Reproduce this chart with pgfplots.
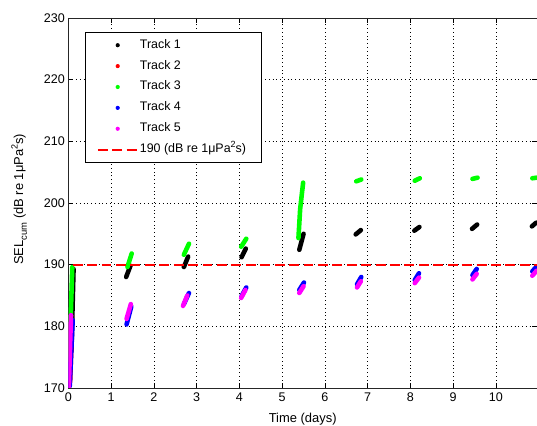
\documentclass[border=0pt]{standalone}
\usepackage{fontspec}
\setmainfont{Liberation Sans}
\usepackage{pgfplots}
\pgfplotsset{compat=1.18}
\definecolor{mag}{rgb}{1,0,1}
\definecolor{grn}{rgb}{0,1,0}
\definecolor{blu}{rgb}{0,0,1}
\definecolor{rd}{rgb}{1,0,0}
\pgfplotsset{
  trk/.style={line width=4.6pt, line cap=round, line join=round,
    legend image code/.code={\path (0pt,0pt) (40pt,0pt);\fill[##1, draw=none] (20pt,0pt) circle (2.1pt);}},
  dashleg/.style={legend image code/.code={\draw[##1] (0pt,0pt) -- (40pt,0pt);}},
}
\newcommand{\mysup}[1]{\raisebox{0.42em}{\fontsize{9}{9}\selectfont #1}}
\newcommand{\mysub}[1]{\raisebox{-0.3em}{\fontsize{9.5}{9}\selectfont #1}}
\begin{document}
\newcommand{\fs}{\fontsize{12.6}{14}\selectfont}
\begin{tikzpicture}
\begin{axis}[
  scale only axis, width=471pt, height=372pt,
  xmin=0, xmax=10.96, ymin=170, ymax=230,
  xtick={0,1,...,10}, ytick={170,180,...,230},
  /pgf/number format/assume math mode=true,
  tick label style={font=\fs},
  xticklabel style={yshift=-1.5pt},
  label style={font=\fontsize{13}{15}\selectfont},
  tick align=inside, major tick length=5pt,
  tick style={black, line width=0.5pt},
  axis line style={black!85, line width=0.7pt},
  grid=major,
  major grid style={black, line width=0.5pt, dash pattern=on 0.8pt off 3pt},
  unbounded coords=jump,
  xlabel={Time (days)},
  ylabel={SEL\mysub{cum} (dB re 1μPa\mysup{2}s)},
  xlabel style={at={(axis description cs:0.5,-0.083)}, anchor=center},
  ylabel style={at={(axis description cs:-0.105,0.51)}, anchor=center},
  legend cell align=left,
  legend style={at={(axis description cs:0.036,0.962)}, anchor=north west,
    draw=black, fill=white, line width=0.6pt, font=\fontsize{12.5}{14}\selectfont,
    inner xsep=10pt, inner ysep=7pt, row sep=9pt,
    nodes={inner sep=0pt, text height=9pt, text depth=3pt}},
]
% Track 1
\addplot[black, trk] table {
x y
0.07 176.0
0.12 189.3
nan nan
1.35 188.0
1.45 189.8
nan nan
2.70 189.6
2.80 191.3
nan nan
4.05 191.2
4.15 192.6
nan nan
5.40 192.4
5.50 195.0
nan nan
6.72 194.9
6.84 195.6
nan nan
8.09 195.5
8.21 196.1
nan nan
9.44 195.8
9.56 196.5
nan nan
10.84 196.2
10.94 196.8
};
\addlegendentry{Track 1}
% Track 2
\addplot[rd, trk] table {
x y
0.04 171.0
0.08 179.0
};
\addlegendentry{Track 2}
% Track 3
\addplot[grn, trk] table {
x y
0.01 171.5
0.09 189.6
nan nan
1.38 189.6
1.48 191.8
nan nan
2.70 191.6
2.82 193.4
nan nan
4.04 192.9
4.16 194.2
nan nan
5.38 194.3
5.42 199.0
5.49 203.3
nan nan
6.73 203.5
6.85 203.8
nan nan
8.10 203.6
8.22 204.0
nan nan
9.45 203.9
9.57 204.1
nan nan
10.85 204.0
10.95 204.1
};
\addlegendentry{Track 3}
% Track 4
\addplot[blu, trk] table {
x y
0.03 170.3
0.10 181.0
nan nan
1.36 180.3
1.47 183.2
nan nan
2.70 183.6
2.82 185.4
nan nan
4.05 184.9
4.16 186.3
nan nan
5.40 185.9
5.51 187.1
nan nan
6.75 186.8
6.85 188.0
nan nan
8.10 187.5
8.20 188.6
nan nan
9.45 188.3
9.55 189.3
nan nan
10.85 188.9
10.95 189.7
};
\addlegendentry{Track 4}
% Track 5
\addplot[mag, trk] table {
x y
0.01 170.2
0.06 181.8
nan nan
1.36 181.2
1.46 183.6
nan nan
2.68 183.3
2.78 185.0
nan nan
4.04 184.6
4.14 185.9
nan nan
5.40 185.4
5.50 186.5
nan nan
6.75 186.3
6.84 187.3
nan nan
8.10 187.0
8.20 187.9
nan nan
9.45 187.6
9.55 188.5
nan nan
10.85 188.2
10.95 189.0
};
\addlegendentry{Track 5}
\addplot[rd, line width=1.8pt, dash pattern=on 10pt off 4.5pt, dashleg]
  coordinates {(0.1,190) (10.96,190)};
\addlegendentry{190 (dB re 1μPa\mysup{2}s)\hspace*{5pt}}
\end{axis}
\path (current axis.south west) ++(-66pt,-38pt) coordinate (bbA);
\path (current axis.north east) ++(0pt,18pt) coordinate (bbB);
\pgfresetboundingbox
\path[use as bounding box] (bbA) rectangle (bbB);
\end{tikzpicture}
\end{document}
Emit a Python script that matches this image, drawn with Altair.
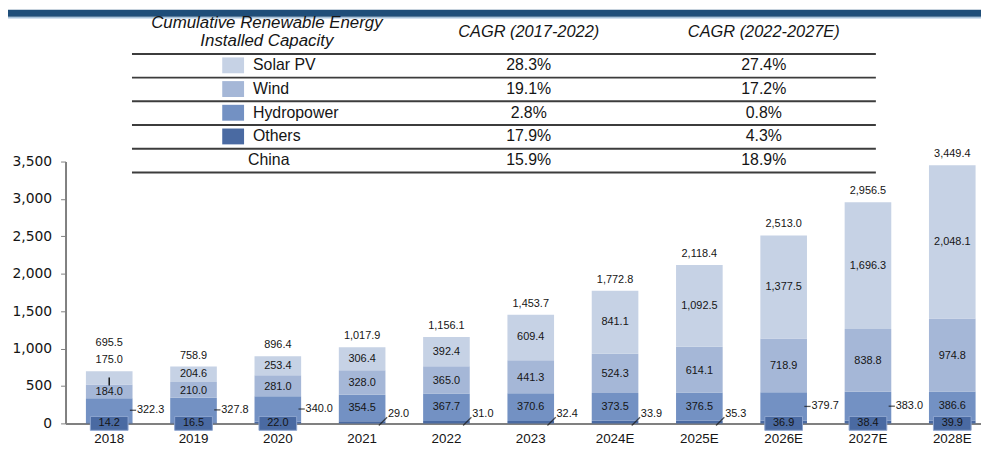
import altair as alt
import pandas as pd

# ---------------- data ----------------
YEARS = ["2018", "2019", "2020", "2021", "2022", "2023",
         "2024E", "2025E", "2026E", "2027E", "2028E"]
SOLAR = [175.0, 204.6, 253.4, 306.4, 392.4, 609.4, 841.1, 1092.5, 1377.5, 1696.3, 2048.1]
WIND = [184.0, 210.0, 281.0, 328.0, 365.0, 441.3, 524.3, 614.1, 718.9, 838.8, 974.8]
HYDRO = [322.3, 327.8, 340.0, 354.5, 367.7, 370.6, 373.5, 376.5, 379.7, 383.0, 386.6]
OTHERS = [14.2, 16.5, 22.0, 29.0, 31.0, 32.4, 33.9, 35.3, 36.9, 38.4, 39.9]
TOTALS = [695.5, 758.9, 896.4, 1017.9, 1156.1, 1453.7, 1772.8, 2118.4, 2513.0, 2956.5, 3449.4]

Y_TICKS = [0, 500, 1000, 1500, 2000, 2500, 3000, 3500]

TABLE_ROWS = ["Solar PV", "Wind", "Hydropower", "Others", "China"]
CAGR_17_22 = ["28.3%", "19.1%", "2.8%", "17.9%", "15.9%"]
CAGR_22_27 = ["27.4%", "17.2%", "0.8%", "4.3%", "18.9%"]
HEAD_1 = ["Cumulative Renewable Energy", "Installed Capacity"]
HEAD_2 = "CAGR (2017-2022)"
HEAD_3 = "CAGR (2022-2027E)"

# label placement (style)
SOLAR_ABOVE = ["2018"]
HYDRO_OUTSIDE = ["2018", "2019", "2020", "2026E", "2027E"]
OTHERS_BOXED = ["2018", "2019", "2020", "2026E", "2027E", "2028E"]

SERIES = ["Solar PV", "Wind", "Hydropower", "Others"]
COLORS = ["#c6d2e5", "#a5b7d7", "#7391c3", "#4a6aa2"]

FONT = "Liberation Sans"
TXT = "#151515"

# ---------------- frames ----------------
long_rows, wide_rows = [], []
for i, yr in enumerate(YEARS):
    base = 0.0
    rec = {"year": yr, "total": TOTALS[i]}
    for s, vals in [("Others", OTHERS), ("Hydropower", HYDRO), ("Wind", WIND), ("Solar PV", SOLAR)]:
        v = vals[i]
        long_rows.append({"year": yr, "series": s, "value": v, "y0": base, "y1": base + v})
        rec[s + "_val"] = v
        rec[s + "_mid"] = base + v / 2
        rec[s + "_y0"] = base
        base += v
    wide_rows.append(rec)
long_df = pd.DataFrame(long_rows)
wide = pd.DataFrame(wide_rows)

W, H = 923, 264
xscale = alt.Scale(paddingInner=0.447, paddingOuter=0.153, align=0.79)
yscale = alt.Scale(domain=[0, 3500], nice=False, zero=True)
X = alt.X("year:N", sort=YEARS, scale=xscale,
          axis=alt.Axis(title=None, ticks=False, labelAngle=0, labelFont=FONT,
                        labelFontSize=13.5, labelColor=TXT, labelPadding=8,
                        domainColor="#808080", domainWidth=2))
YAX = alt.Axis(title=None, values=Y_TICKS, format=",d", grid=False,
               labelOverlap=False, tickSize=5, tickColor="#808080",
               domainColor="#808080", domainWidth=2,
               labelFont="DejaVu Sans", labelFontSize=14,
               labelColor=TXT, labelPadding=9)
color = alt.Color("series:N", scale=alt.Scale(domain=SERIES, range=COLORS), legend=None)


def Yq(col):
    return alt.Y(col, scale=yscale, axis=YAX)


def Y0():
    return alt.Y(datum=0, scale=yscale, axis=YAX)


bars = alt.Chart(long_df).mark_bar().encode(
    x=X, y=Yq("y1:Q"), y2="y0:Q", color=color)


def lbl(df, ycol, tcol, **mk):
    return alt.Chart(df).mark_text(font=FONT, fontSize=11, color=TXT, **mk).encode(
        x=X, y=Yq(ycol), text=alt.Text(tcol, format=",.1f"))


w_norm = wide[~wide["year"].isin(SOLAR_ABOVE)]
w_above = wide[wide["year"].isin(SOLAR_ABOVE)]
w_hin = wide[~wide["year"].isin(HYDRO_OUTSIDE)]
w_hout = wide[wide["year"].isin(HYDRO_OUTSIDE)]
w_obox = wide[wide["year"].isin(OTHERS_BOXED)]
w_oout = wide[~wide["year"].isin(OTHERS_BOXED)]

totals = lbl(w_norm, "total:Q", "total:Q", baseline="bottom", dy=-6)
totals_up = lbl(w_above, "total:Q", "total:Q", baseline="bottom", dy=-24)
solar_in = lbl(w_norm, "Solar PV_mid:Q", "Solar PV_val:Q", baseline="middle")
solar_up = lbl(w_above, "total:Q", "Solar PV_val:Q", baseline="bottom", dy=-6)
solar_leader = alt.Chart(w_above).mark_rule(color=TXT, strokeWidth=1.5, yOffset=1, y2Offset=-7).encode(
    x=X, y=Yq("Solar PV_y0:Q"), y2="Solar PV_y0:Q")
wind_lbl = lbl(wide, "Wind_mid:Q", "Wind_val:Q", baseline="middle", dy=1)
hydro_in = lbl(w_hin, "Hydropower_mid:Q", "Hydropower_val:Q", baseline="middle")
hydro_out = lbl(w_hout, "Hydropower_mid:Q", "Hydropower_val:Q", baseline="middle", align="left", dx=28)
hydro_dash = alt.Chart(w_hout).mark_point(shape="M-1,0L1,0", size=40, filled=False,
                                          color=TXT, strokeWidth=1.3, xOffset=24).encode(
    x=X, y=Yq("Hydropower_mid:Q"))
others_box = alt.Chart(w_obox).mark_bar(width=38, color="#4a6aa2", stroke="#8ea5cf",
                                        strokeWidth=1, yOffset=7, y2Offset=-7).encode(
    x=X, y=Y0(), y2=alt.datum(0))
others_in = alt.Chart(w_obox).mark_text(font=FONT, fontSize=11, color=TXT, baseline="middle").encode(
    x=X, y=Y0(), text=alt.Text("Others_val:Q", format=",.1f"))
others_slash = alt.Chart(w_oout).mark_point(shape="M-1,1L1,-1", size=70, filled=False,
                                            color=TXT, strokeWidth=1.3, xOffset=21, yOffset=-2).encode(
    x=X, y=Y0())
others_out = alt.Chart(w_oout).mark_text(font=FONT, fontSize=11, color=TXT, baseline="middle",
                                         align="left", dx=26, dy=-9).encode(
    x=X, y=Y0(), text=alt.Text("Others_val:Q", format=",.1f"))

bar_part = alt.layer(bars, others_box, totals, totals_up, solar_in, solar_up, solar_leader,
                     wind_lbl, hydro_in, hydro_out, hydro_dash, others_in, others_slash, others_out)

# ---------------- table ----------------
ROW_TOP, ROW_H = -97.0, 23.9
tab = pd.DataFrame({"series": TABLE_ROWS, "c1": CAGR_17_22, "c2": CAGR_22_27})
tab["ypix"] = [ROW_TOP + i * ROW_H for i in range(len(tab))]
tab["ytop"] = tab["ypix"] - 8
tab["ybot"] = tab["ypix"] + 8
lines = pd.DataFrame({"ypix": [ROW_TOP - 11.5 + i * ROW_H for i in range(len(tab) + 1)]})
YP = alt.Y("ypix:Q", scale=None, axis=None)
one = alt.Data(values=[{}])

band = alt.Chart(one).mark_rect(color="#1f4e79").encode(
    x=alt.value(-58), x2=alt.value(W), y=alt.value(-153), y2=alt.value(-146))
band_line = alt.Chart(one).mark_rule(color="#a9c4dc", strokeWidth=1.5).encode(
    x=alt.value(-58), x2=alt.value(W), y=alt.value(-145))
rules = alt.Chart(lines).mark_rule(color="#3c3c3c", strokeWidth=2).encode(
    x=alt.value(67), x2=alt.value(817), y=YP)
swatch = alt.Chart(tab[tab["series"].isin(SERIES)]).mark_rect().encode(
    x=alt.value(158), x2=alt.value(180),
    y=alt.Y("ytop:Q", scale=None, axis=None), y2="ybot:Q", color=color)
row_lbl = alt.Chart(tab[tab["series"].isin(SERIES)]).mark_text(
    font=FONT, fontSize=16, color=TXT, align="left", baseline="middle").encode(
    x=alt.value(189), y=YP, text="series:N")
china_lbl = alt.Chart(tab[~tab["series"].isin(SERIES)]).mark_text(
    font=FONT, fontSize=16, color=TXT, align="left", baseline="middle").encode(
    x=alt.value(184), y=YP, text="series:N")
c1 = alt.Chart(tab).mark_text(font=FONT, fontSize=16, color=TXT, baseline="middle").encode(
    x=alt.value(467), y=YP, text="c1:N")
c2 = alt.Chart(tab).mark_text(font=FONT, fontSize=16, color=TXT, baseline="middle").encode(
    x=alt.value(704), y=YP, text="c2:N")
hd = dict(font=FONT, fontStyle="italic", color=TXT, baseline="middle")
h1a = alt.Chart(one).mark_text(fontSize=17, **hd).encode(
    x=alt.value(203), y=alt.value(-140), text=alt.value(HEAD_1[0]))
h1b = alt.Chart(one).mark_text(fontSize=17, **hd).encode(
    x=alt.value(203), y=alt.value(-121), text=alt.value(HEAD_1[1]))
h2 = alt.Chart(one).mark_text(fontSize=16.5, **hd).encode(
    x=alt.value(467), y=alt.value(-130.5), text=alt.value(HEAD_2))
h3 = alt.Chart(one).mark_text(fontSize=16.5, **hd).encode(
    x=alt.value(704), y=alt.value(-130.5), text=alt.value(HEAD_3))

table_part = alt.layer(band, band_line, rules, swatch, row_lbl, china_lbl, c1, c2, h1a, h1b, h2, h3)

chart = alt.layer(bar_part, table_part).resolve_scale(y="independent").properties(
    width=W, height=H,
    padding={"left": 58, "top": 153, "right": 0, "bottom": 22},
    autosize=alt.AutoSizeParams(type="none"),
    background="white",
).configure_view(stroke=None)

chart.save("out.html", embed_options={"renderer": "svg", "actions": False})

------

Exercise directions: Above are the records. Print exactly the lines from the one containing "Emit a Python" to the one containing "wide = pd.DataFrame(wide_rows)", both included, and nothing else; pictures are excluded.

Full solution:
Emit a Python script that matches this image, drawn with Altair.
import altair as alt
import pandas as pd

# ---------------- data ----------------
YEARS = ["2018", "2019", "2020", "2021", "2022", "2023",
         "2024E", "2025E", "2026E", "2027E", "2028E"]
SOLAR = [175.0, 204.6, 253.4, 306.4, 392.4, 609.4, 841.1, 1092.5, 1377.5, 1696.3, 2048.1]
WIND = [184.0, 210.0, 281.0, 328.0, 365.0, 441.3, 524.3, 614.1, 718.9, 838.8, 974.8]
HYDRO = [322.3, 327.8, 340.0, 354.5, 367.7, 370.6, 373.5, 376.5, 379.7, 383.0, 386.6]
OTHERS = [14.2, 16.5, 22.0, 29.0, 31.0, 32.4, 33.9, 35.3, 36.9, 38.4, 39.9]
TOTALS = [695.5, 758.9, 896.4, 1017.9, 1156.1, 1453.7, 1772.8, 2118.4, 2513.0, 2956.5, 3449.4]

Y_TICKS = [0, 500, 1000, 1500, 2000, 2500, 3000, 3500]

TABLE_ROWS = ["Solar PV", "Wind", "Hydropower", "Others", "China"]
CAGR_17_22 = ["28.3%", "19.1%", "2.8%", "17.9%", "15.9%"]
CAGR_22_27 = ["27.4%", "17.2%", "0.8%", "4.3%", "18.9%"]
HEAD_1 = ["Cumulative Renewable Energy", "Installed Capacity"]
HEAD_2 = "CAGR (2017-2022)"
HEAD_3 = "CAGR (2022-2027E)"

# label placement (style)
SOLAR_ABOVE = ["2018"]
HYDRO_OUTSIDE = ["2018", "2019", "2020", "2026E", "2027E"]
OTHERS_BOXED = ["2018", "2019", "2020", "2026E", "2027E", "2028E"]

SERIES = ["Solar PV", "Wind", "Hydropower", "Others"]
COLORS = ["#c6d2e5", "#a5b7d7", "#7391c3", "#4a6aa2"]

FONT = "Liberation Sans"
TXT = "#151515"

# ---------------- frames ----------------
long_rows, wide_rows = [], []
for i, yr in enumerate(YEARS):
    base = 0.0
    rec = {"year": yr, "total": TOTALS[i]}
    for s, vals in [("Others", OTHERS), ("Hydropower", HYDRO), ("Wind", WIND), ("Solar PV", SOLAR)]:
        v = vals[i]
        long_rows.append({"year": yr, "series": s, "value": v, "y0": base, "y1": base + v})
        rec[s + "_val"] = v
        rec[s + "_mid"] = base + v / 2
        rec[s + "_y0"] = base
        base += v
    wide_rows.append(rec)
long_df = pd.DataFrame(long_rows)
wide = pd.DataFrame(wide_rows)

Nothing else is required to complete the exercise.